Peloton is an American based company which makes and sells exercise equipment. It positions itself as “A private indoor cycling studio in your home”. Its main product is an exercise bike which, at the time of writing, is selling for around £2,000 pounds. Once in possession of the bike, customers subscribe to a plan of digital classes, which they can stream live or on demand; plus, a range of exercise metrics. At the time of writing, the plan costs £39.



Peloton was in the news, recently, because of its “The Gift That Gives Back” ad campaign, which features a wife receiving a Peloton bike for Christmas from her husband, recording video diaries of herself using the bike until the following Christmas, when she declared that she “didn’t realize how much this would change me.” The advert was deemed sexist, attracted a huge backlash, and resulted in a $1.5bn tumble in Peloton’s value. The downfall was not aided by Peloton’s terrible apology, which was very well dissected by Josh Bernoff in this blog post.

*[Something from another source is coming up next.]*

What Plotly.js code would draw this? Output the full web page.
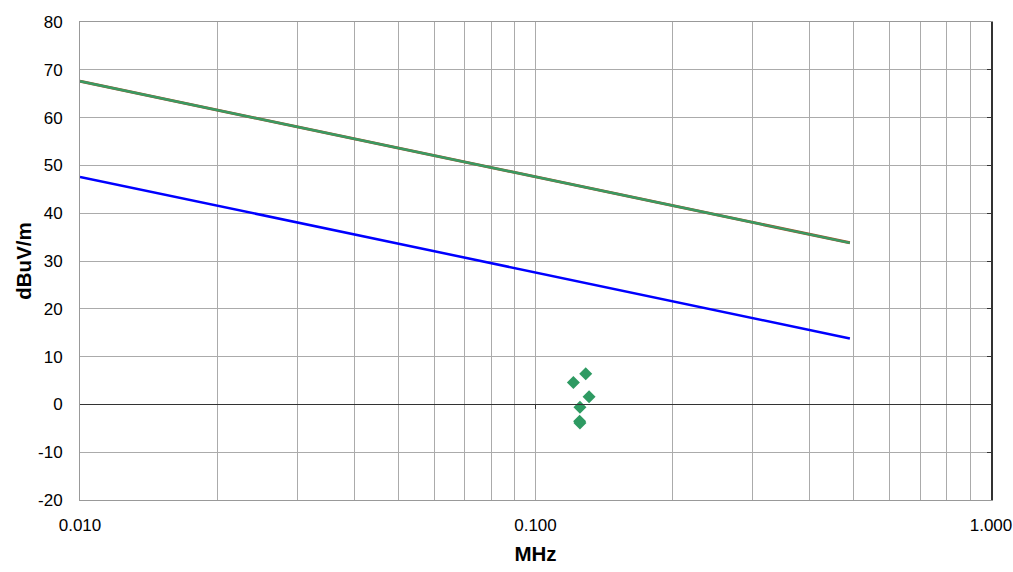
<!DOCTYPE html>
<html>
<head>
<meta charset="utf-8">
<script src="https://cdn.plot.ly/plotly-3.0.1.min.js"></script>
<style>html,body{margin:0;padding:0;background:#fff;}#chart{width:1013px;height:572px;}</style>
</head>
<body>
<div id="chart"></div>
<script>
// Data
const limitFreq = [0.01, 0.49];
const peakLimit = [67.6, 33.8];
const qpLimit = [67.6, 33.8];
const avgLimit = [47.6, 13.8];
const measFreq = [0.1211, 0.1289, 0.1311, 0.1252, 0.1250, 0.1252];
const measLevel = [4.6, 6.4, 1.6, -0.6, -3.5, -3.9];
const xTickVals = [0.01,0.02,0.03,0.04,0.05,0.06,0.07,0.08,0.09,0.1,0.2,0.3,0.4,0.5,0.6,0.7,0.8,0.9,1];
const xTickText = ['0.010','','','','','','','','','0.100','','','','','','','','','1.000'];
const yTickVals = [-20,-10,0,10,20,30,40,50,60,70,80];
const yTickText = ['-20','-10','0','10','20','30','40','50','60','70','80'];

const traces = [
  {x: limitFreq, y: peakLimit, mode:'lines', line:{color:'#a0522d', width:3}, hoverinfo:'skip', showlegend:false},
  {x: limitFreq, y: qpLimit, mode:'lines', line:{color:'#3a9a62', width:2.4}, showlegend:false},
  {x: limitFreq, y: avgLimit, mode:'lines', line:{color:'#0000ff', width:2.5}, showlegend:false},
  {x: measFreq, y: measLevel, mode:'markers', marker:{symbol:'diamond', size:10, color:'#2e9a62'}, showlegend:false},
  {x: limitFreq, y: avgLimit, xaxis:'x2', yaxis:'y2', mode:'lines', line:{width:0}, opacity:0, hoverinfo:'skip', showlegend:false}
];

const fam = '"Liberation Sans", Arial, sans-serif';
const layout = {
  width:1013, height:572,
  margin:{l:80, r:22, t:22, b:72},
  paper_bgcolor:'#fff', plot_bgcolor:'#fff',
  font: {family:fam, color:'#000'},
  xaxis:{
    type:'log', range:[-2,0],
    tickvals:xTickVals, ticktext:xTickText,
    showgrid:true, gridcolor:'#ababab', gridwidth:1,
    showline:true, linecolor:'#999', linewidth:1, mirror:true,
    ticks:'', ticklabelstandoff:10,
    tickfont:{size:17, family:fam, color:'#000'},
    zeroline:false,
    title:{text:'<b>MHz</b>', font:{size:20.5, family:fam, color:'#000'}, standoff:12}
  },
  yaxis:{
    range:[-20,80], tickvals:yTickVals, ticktext:yTickText,
    showgrid:true, gridcolor:'#ababab', gridwidth:1,
    showline:true, linecolor:'#999', linewidth:1,
    ticks:'', ticklabelstandoff:13,
    tickfont:{size:17, family:fam, color:'#000'},
    zeroline:true, zerolinecolor:'#333', zerolinewidth:1,
    title:{text:'<b>dBuV/m</b>', font:{size:20.5, family:fam, color:'#000'}, standoff:0}
  },
  xaxis2:{
    type:'log', range:[-2,0], overlaying:'x', anchor:'free', position:0.2,
    tickvals:[0.1], showticklabels:false, ticks:'outside', ticklen:4, tickcolor:'#333',
    showgrid:false, showline:true, linecolor:'#333', linewidth:1, zeroline:false
  },
  yaxis2:{
    range:[-20,80], overlaying:'y', side:'right', anchor:'x',
    tickvals:yTickVals, showticklabels:false, ticks:'inside', ticklen:4, tickcolor:'#333',
    showgrid:false, showline:true, linecolor:'#333', linewidth:1.5, zeroline:false
  }
};
Plotly.newPlot('chart', traces, layout, {displayModeBar:false, staticPlot:true});
</script>
</body>
</html>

Recently, the company announced that, as part of its expansion plan, it would start selling the online lessons on their own, for a third of the price of the current subscription plan. It means that price-conscious customers can start following the same exercise programme as Peloton owners, on competitors’ bikes. The rationale is that the new customers will get a streamlined service, and will want to upgrade to the full service as they become more familiar with the brand. Though, as financial analysis company Citron Research says, this is a flawed strategy:

“Imagine if Netflix decided to increase its subscriber base by giving away its content to DirecTV subscribers for $3 a month rather than $12.99 and justified it by claiming they hoped to build enough brand loyalty that customers would eventually become Netflix subscribers (…) Would anybody buy that strategy?”


Based on this assessment, Citron Research is predicting an 80% fall in the value for Peloton’s shares. Ouch!


In addition to the challenges of up-selling the more expensive subscription to the new customers, this initiative is likely to make the current customers very unhappy, too. It’s not just that they may, themselves, switch to the lower priced subscription if they don’t care about the metrics. It’s also that they may start questioning why they spent so much money on a piece of equipment which, apparently, is comparable to other exercise bicycles already on the market. There is a significant risk that these loyal customers will feel betrayed!


In the paper “When Customer Love Turns into Lasting Hate: The Effects of Relationship Strength and Time on Customer Revenge and Avoidance”, researchers Yany Grégoire, Thomas M. Tripp and Renaud Legoux, showed the downside of disappointing loyal customers. As I discussed in this blog post, when loyal customers feel betrayed by a brand, they are more likely than non-loyal customers to seek revenge (for instance, by telling others about the problems that they experienced and warning them off buying the product).

Image source

Loyal customers who feel betrayed are also more likely than non-loyal ones to cut interactions with the firm and to resist marketing contact.

Image source

Finally, the authors also showed that the revenge and avoidance behaviours, following perceived betrayal, were likely to last longer among the loyal customers, than the non-loyal ones.


There is, of course, the possibility that current Peloton customers are that rare breed of loyal customers, with really high behavioural as well as attitudinal loyalty who can be extremely forgiving. They will rationalise this move and downplay the problem, much like Apple’s loyal customers downplayed the problem with the iPhone 4 antenna (do you remember antenna gate?).


But, if they aren’t, then the future is not looking good for Peloton.


What do you think of Peloton’s decision to provide a content-only product?